Goal:
Copy, exactly and only, the lines from the one with "Give me the Plotly source for this chart." up to and including the one with "import plotly.graph_objects as go", leaving pictures out.

* begin *

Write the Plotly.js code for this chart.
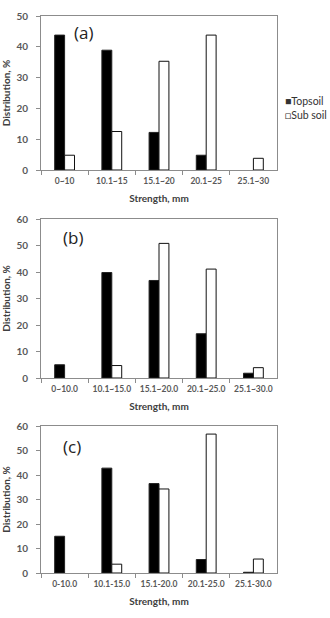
<!DOCTYPE html>
<html>
<head>
<meta charset="utf-8">
<script src="https://cdn.plot.ly/plotly-3.0.1.min.js"></script>
<style>
  html, body { margin: 0; padding: 0; background: #fff; }
  #chart { width: 330px; height: 618px; }
</style>
</head>
<body>
<div id="chart"></div>
<script>
// Strength class labels for each panel
const catsA = ["0~10", "10.1~15", "15.1~20", "20.1~25", "25.1~30"];
const catsB = ["0~10.0", "10.1~15.0", "15.1~20.0", "20.1~25.0", "25.1~30.0"];
const catsC = ["0-10.0", "10.1-15.0", "15.1-20.0", "20.1-25.0", "25.1-30.0"];

// Distribution (%) of topsoil and subsoil per strength class
const topsoilA = [43.8, 38.9, 12.2, 4.8, 0];
const subsoilA = [4.8, 12.5, 35.3, 43.8, 3.8];
const topsoilB = [5.0, 39.8, 36.8, 16.7, 1.8];
const subsoilB = [0, 4.7, 50.8, 41.1, 3.9];
const topsoilC = [15.0, 42.8, 36.5, 5.5, 0.3];
const subsoilC = [0, 3.6, 34.3, 56.7, 5.7];

const panelLabels = ["(a)", "(b)", "(c)"];
const seriesNames = ["Topsoil", "Sub soil"];

const W = 330, H = 618;
const fontFam = "Lato, 'Open Sans', sans-serif";
const grey = "#595959";

function fy(px) { return 1 - px / H; }
// no outline for empty classes
function outline(vals) { return vals.map(v => (v > 0 ? 1 : 0)); }

const panels = [
  { cats: catsA, top: topsoilA, sub: subsoilA, yTop: 16, yBot: 170, yMax: 50 },
  { cats: catsB, top: topsoilB, sub: subsoilB, yTop: 219, yBot: 378, yMax: 60 },
  { cats: catsC, top: topsoilC, sub: subsoilC, yTop: 426, yBot: 573, yMax: 60 }
];

const traces = [];
const layout = {
  width: W, height: H,
  margin: { l: 0, r: 0, t: 0, b: 0 },
  paper_bgcolor: "#fff", plot_bgcolor: "#fff",
  showlegend: false,
  barmode: "group",
  bargap: 0.58,
  bargroupgap: 0,
  font: { family: fontFam, color: grey },
  annotations: [],
  shapes: []
};

const xDom = [41 / W, 277 / W];

panels.forEach((p, i) => {
  const n = i === 0 ? "" : String(i + 1);
  const xa = "x" + n, ya = "y" + n;
  traces.push({
    type: "bar", name: seriesNames[0], x: p.cats, y: p.top,
    xaxis: xa, yaxis: ya,
    marker: { color: "#000", line: { color: "#222", width: outline(p.top) } },
    hoverinfo: "x+y+name"
  });
  traces.push({
    type: "bar", name: seriesNames[1], x: p.cats, y: p.sub,
    xaxis: xa, yaxis: ya,
    marker: { color: "#fff", line: { color: "#111", width: outline(p.sub) } },
    hoverinfo: "x+y+name"
  });

  layout["xaxis" + n] = {
    domain: xDom, anchor: ya, type: "category",
    showline: true, linecolor: "#8c8c8c", linewidth: 1, mirror: true,
    ticks: "outside", ticklen: 4, tickcolor: "#8c8c8c", tickson: "boundaries",
    tickangle: 0, ticklabelstandoff: 3,
    showgrid: false, zeroline: false,
    tickfont: { family: fontFam, size: 8.5, color: grey, weight: "bold" },
    title: { text: "Strength, mm", font: { family: fontFam, size: 10, color: "#404040", weight: "bold" }, standoff: 9 },
    fixedrange: true
  };
  layout["yaxis" + n] = {
    domain: [fy(p.yBot), fy(p.yTop)], anchor: xa,
    range: [0, p.yMax], dtick: 10,
    showline: true, linecolor: "#8c8c8c", linewidth: 1, mirror: true,
    ticks: "outside", ticklen: 4, tickcolor: "#8c8c8c",
    ticklabelstandoff: 6,
    showgrid: false, zeroline: false,
    tickfont: { family: fontFam, size: 10, color: grey, weight: "bold" },
    title: { text: "Distribution, %", font: { family: fontFam, size: 10, color: "#404040", weight: "bold" }, standoff: 4 },
    fixedrange: true
  };

  const labelPos = [[83, 33], [73, 237], [72, 446]][i];
  layout.annotations.push({
    xref: "paper", yref: "paper",
    x: labelPos[0] / W, y: fy(labelPos[1]),
    xanchor: "center", yanchor: "middle",
    text: panelLabels[i], showarrow: false,
    font: { family: "'Open Sans', Lato, sans-serif", size: 17, color: "#222" }
  });
});

// Legend for the top panel, drawn as a text block beside the plot area
layout.annotations.push({
  xref: "paper", yref: "paper",
  x: 283 / W, y: fy(108),
  xanchor: "left", yanchor: "middle", align: "left",
  text: "\u25A0" + seriesNames[0] + "<br>\u25A1" + seriesNames[1],
  showarrow: false,
  font: { family: fontFam, size: 10.5, color: "#333" }
});

Plotly.newPlot("chart", traces, layout, { displayModeBar: false, staticPlot: true });
</script>
</body>
</html>
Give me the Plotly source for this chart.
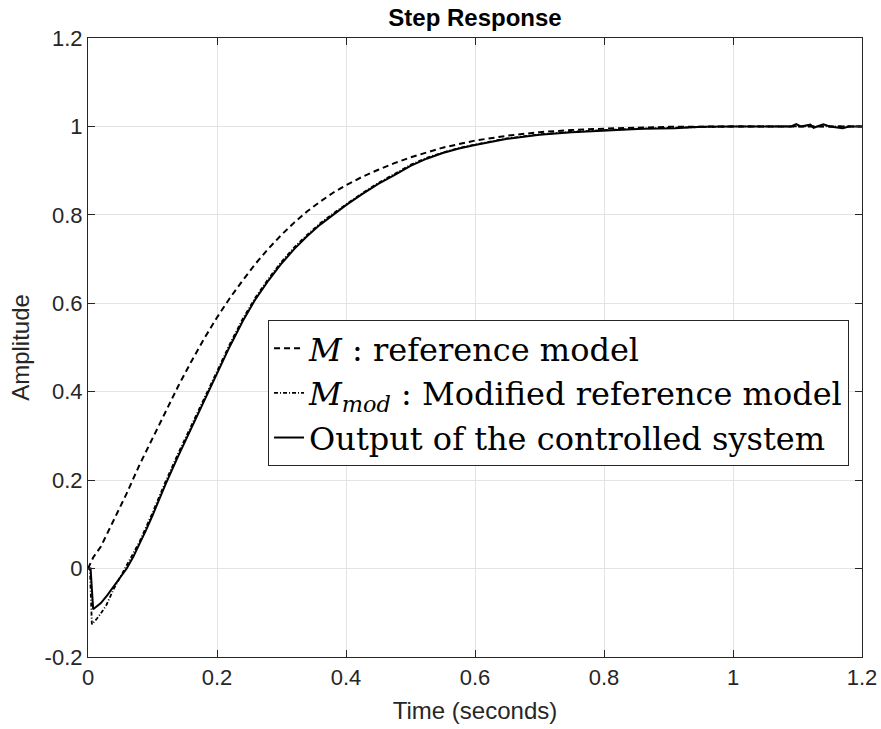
import plotly.graph_objects as go

# ---- data ----
t_M = [0, 0.008, 0.02, 0.04, 0.06, 0.08, 0.1, 0.12, 0.14, 0.16, 0.18, 0.2, 0.22, 0.24, 0.26,
       0.28, 0.3, 0.32, 0.34, 0.36, 0.38, 0.4, 0.425, 0.45, 0.475, 0.5, 0.55, 0.6, 0.65, 0.7,
       0.75, 0.8, 0.9, 1.0, 1.2]
M = [0, 0.025, 0.05, 0.11, 0.17, 0.235, 0.295, 0.355, 0.413, 0.468, 0.52, 0.568, 0.612, 0.652,
     0.69, 0.724, 0.755, 0.783, 0.808, 0.83, 0.85, 0.867, 0.886, 0.902, 0.917, 0.93, 0.952,
     0.968, 0.979, 0.987, 0.992, 0.995, 0.999, 1.0, 1.0]

t_Mod = [0, 0.003, 0.006, 0.01, 0.014, 0.02, 0.028, 0.04, 0.05, 0.06, 0.08, 0.1, 0.12, 0.14,
         0.16, 0.18, 0.2, 0.22, 0.24, 0.26, 0.28, 0.3, 0.32, 0.34, 0.36, 0.38, 0.4, 0.425, 0.45,
         0.475, 0.5, 0.525, 0.55, 0.575, 0.6, 0.65, 0.7, 0.75, 0.8, 0.85, 0.9, 0.95, 1.0, 1.2]
Mod = [0, 0, -0.126, -0.12, -0.113, -0.101, -0.084, -0.046, -0.02, 0.006, 0.061, 0.126, 0.196,
       0.261, 0.324, 0.386, 0.446, 0.508, 0.565, 0.614, 0.656, 0.694, 0.727, 0.755, 0.781,
       0.803, 0.824, 0.849, 0.872, 0.892, 0.913, 0.929, 0.941, 0.951, 0.959, 0.973, 0.982,
       0.988, 0.992, 0.995, 0.997, 0.999, 1.0, 1.0]

t_Y = [0, 0.004, 0.008, 0.012, 0.02, 0.03, 0.04, 0.05, 0.06, 0.07, 0.08, 0.09, 0.1, 0.12,
       0.14, 0.16, 0.18, 0.2, 0.22, 0.24, 0.26, 0.28, 0.3, 0.32, 0.34, 0.36, 0.38, 0.4, 0.425,
       0.45, 0.475, 0.5, 0.525, 0.55, 0.575, 0.6, 0.65, 0.7, 0.75, 0.8, 0.83, 0.86, 0.91,
       0.95, 1.0, 1.04, 1.09, 1.098, 1.105, 1.12, 1.125, 1.14, 1.15, 1.17, 1.18, 1.2]
Y = [0, 0, -0.092, -0.088, -0.078, -0.06, -0.04, -0.02, 0.0, 0.026, 0.055, 0.087, 0.12, 0.19,
     0.255, 0.318, 0.38, 0.44, 0.503, 0.56, 0.61, 0.652, 0.69, 0.723, 0.752, 0.778, 0.801,
     0.822, 0.847, 0.87, 0.89, 0.911, 0.927, 0.94, 0.95, 0.958, 0.972, 0.981, 0.987, 0.991,
     0.994, 0.995, 0.996, 0.999, 1.0, 1.0, 1.0, 1.005, 1.0, 1.004, 0.997, 1.005, 1.0, 0.996,
     1.0, 1.0]

x_ticks = [0, 0.2, 0.4, 0.6, 0.8, 1, 1.2]
x_labels = ["0", "0.2", "0.4", "0.6", "0.8", "1", "1.2"]
y_ticks = [-0.2, 0, 0.2, 0.4, 0.6, 0.8, 1, 1.2]
y_labels = ["-0.2", "0", "0.2", "0.4", "0.6", "0.8", "1", "1.2"]

names = ["<i>M</i> : reference model",
         "<i>M</i><sub><i>mod</i></sub> : Modified reference model",
         "Output of the controlled system"]

fig = go.Figure()
fig.add_trace(go.Scatter(x=t_M, y=M, mode="lines", name=names[0],
                         line=dict(color="black", width=2, dash="6px,4px")))
fig.add_trace(go.Scatter(x=t_Mod, y=Mod, mode="lines", name=names[1],
                         line=dict(color="black", width=1.8, dash="4px,2px,1px,2px")))
fig.add_trace(go.Scatter(x=t_Y, y=Y, mode="lines", name=names[2],
                         line=dict(color="black", width=2)))

axis_common = dict(
    showgrid=True, gridcolor="#e3e3e3", gridwidth=1,
    showline=True, linecolor="#262626", linewidth=1.2, mirror="ticks",
    ticks="inside", ticklen=7, tickcolor="#262626", tickwidth=1,
    tickfont=dict(family="Liberation Sans, Arial, sans-serif", size=22, color="#262626"),
    zeroline=False, automargin=False,
)

fig.update_layout(
    width=881, height=729,
    margin=dict(l=88, r=19, t=38, b=72),
    paper_bgcolor="white", plot_bgcolor="white",
    title=dict(text="<b>Step Response</b>", x=0.5, xref="paper", y=0.976, yref="container",
               xanchor="center", yanchor="middle",
               font=dict(family="Liberation Sans, Arial, sans-serif", size=24, color="black")),
    xaxis=dict(range=[0, 1.2], tickvals=x_ticks, ticktext=x_labels,
               title=dict(text="Time (seconds)", standoff=13,
                          font=dict(family="Liberation Sans, Arial, sans-serif", size=24, color="#262626")),
               **axis_common),
    yaxis=dict(range=[-0.2, 1.2], tickvals=y_ticks, ticktext=y_labels,
               title=dict(text="Amplitude", standoff=8,
                          font=dict(family="Liberation Sans, Arial, sans-serif", size=24, color="#262626")),
               **axis_common),
    legend=dict(x=0.2326, y=0.5444, xanchor="left", yanchor="top",
                bgcolor="white", bordercolor="#262626", borderwidth=1,
                font=dict(family="DejaVu Serif, serif", size=32, color="black"),
                itemwidth=30, tracegroupgap=0),
    showlegend=True,
)

fig.write_html("out.html")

* end *

Task response:
Give me the Plotly source for this chart.
import plotly.graph_objects as go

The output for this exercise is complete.